Weighted Least Squares Through The Origin

Question

For a regression model through the origin, with Var($e_i|x_i) = x_i^2σ^2$ . The corresponding regression model is $Y_i$ = $\beta$$X_i$ +$e_i$. How do I create a least squares model? I know I need to take the derivative of $\sum w_i(y_i-\hat{y_i})^2$. Is the weight $\frac{1}{(X_i)^2}$?

Answer 1

This is a linear regression model with heteroskedastic (and I presume non-autocorrelated) error terms, with the functional form of heteroskedasticity known. In such a case, things are pretty easy, because the structure of the covariance-matrix of the error term is known, and so we can implement Generalized Least Squares (not "Feasible" such).

What should the weights be? The purpose of the weights is to transform all the variables involved in the equation in such a way so as the transformed error term has constant variance. Denote this weight $w_i$ (to be determined). Then we are looking at

$$w_iy_i = \beta w_ix_i+w_ie_i \Rightarrow \tilde y_i= \beta \tilde x_i+\tilde e_i$$

We want

$$\text{Var}(\tilde e_i \mid \tilde x_i) = \sigma^2 \Rightarrow E[\tilde e_i^2 \mid \tilde x_i]=\sigma^2$$

$$\Rightarrow E[(w_ie_i)^2 \mid w_ix_i)=\sigma^2 \Rightarrow w_i^2E[e_i^2\mid w_ix_i] = \sigma^2 \Rightarrow w_i^2\cdot (x_i^2\sigma^2) = \sigma^2$$

The only way for this to hold is if we set $$w_i^2 = \frac 1{x_i^2} \Rightarrow w_i = \frac 1{|x_i|}$$

As provided in the post linked to by a comment, for the initial equation $y_i = \beta x_i+e_i$ we have

$$\hat{\beta}_{OLS}=\frac{\sum_{i=1}^N x_iy_i}{\sum_{i=1}^N x_i^2}$$

Then for our transformed model we have

$$\hat{\beta}_{GLS}=\frac{\sum_{i=1}^N \tilde x_i\tilde y_i}{\sum_{i=1}^N \tilde x_i^2} = \frac{\sum_{i=1}^N \frac{x_i}{|x_i|}\frac{y_i}{|x_i|}}{\sum_{i=1}^N \frac {x_i^2}{|x_i|^2}} = \frac 1N\sum_{i=1}^N \left(\frac{y_i}{x_i}\right)$$

Note that implicit in all the above is that the regressor does not take zero values (otherwise one could apply a correction, but we will then be faced with a possibly very large variance for the observation involved).

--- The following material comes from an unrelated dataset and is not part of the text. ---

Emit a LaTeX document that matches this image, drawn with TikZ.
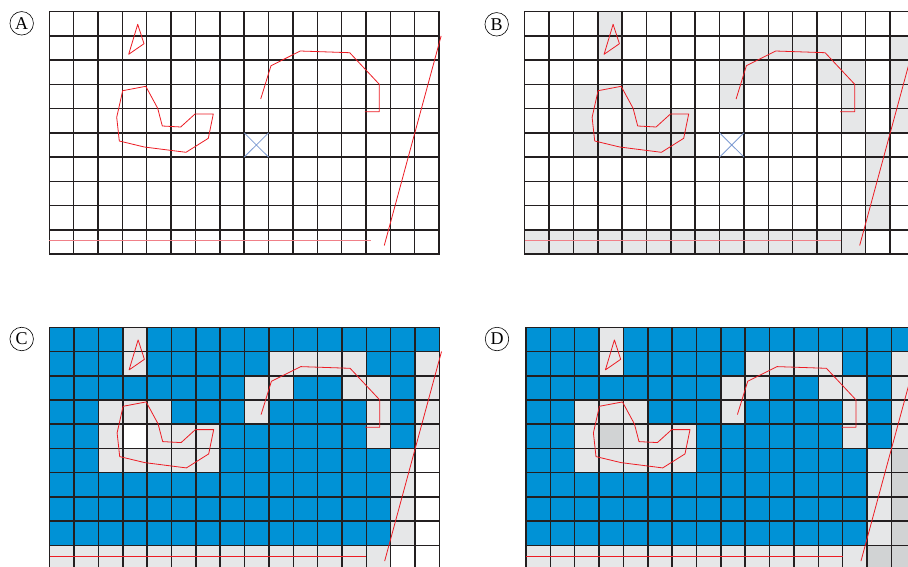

Using $y_i = \beta x_i+e_i$ we can arrive at $$\hat{\beta}_{GLS} = \beta + \frac 1N \sum_{i=1}^N \left(\frac{e_i}{x_i}\right)$$

which gives

$$\text{Var}(\hat \beta_{GLS} \mid \mathbf x) = \frac 1{N^2}\sum_{i=1}^N \left(\frac{\text{Var}(e_i \mid \mathbf x)}{x_i^2}\right) = \sigma^2/N$$

This should be anticipated, since

$$\tilde x_i = \frac {x_i}{|x_i|} \Rightarrow \tilde x_i^2 = 1$$

and, as a general result for a simple regression without a constant,

$$\text{Var}(\hat \beta_{GLS} \mid \mathbf x) = \frac{\sigma^2}{\sum_{i=1}^N \tilde x_i^2}$$

Moreover, given this estimator, we know that the expression

$$\frac 1{N-1}\sum_{i=1}^N \hat {\tilde e_i}^2,\;\; \hat {\tilde e_i} = \tilde y_i - \hat{\beta}_{GLS}\tilde x_i$$ is a meaningfull estimator of the unknown constant $\sigma^2$.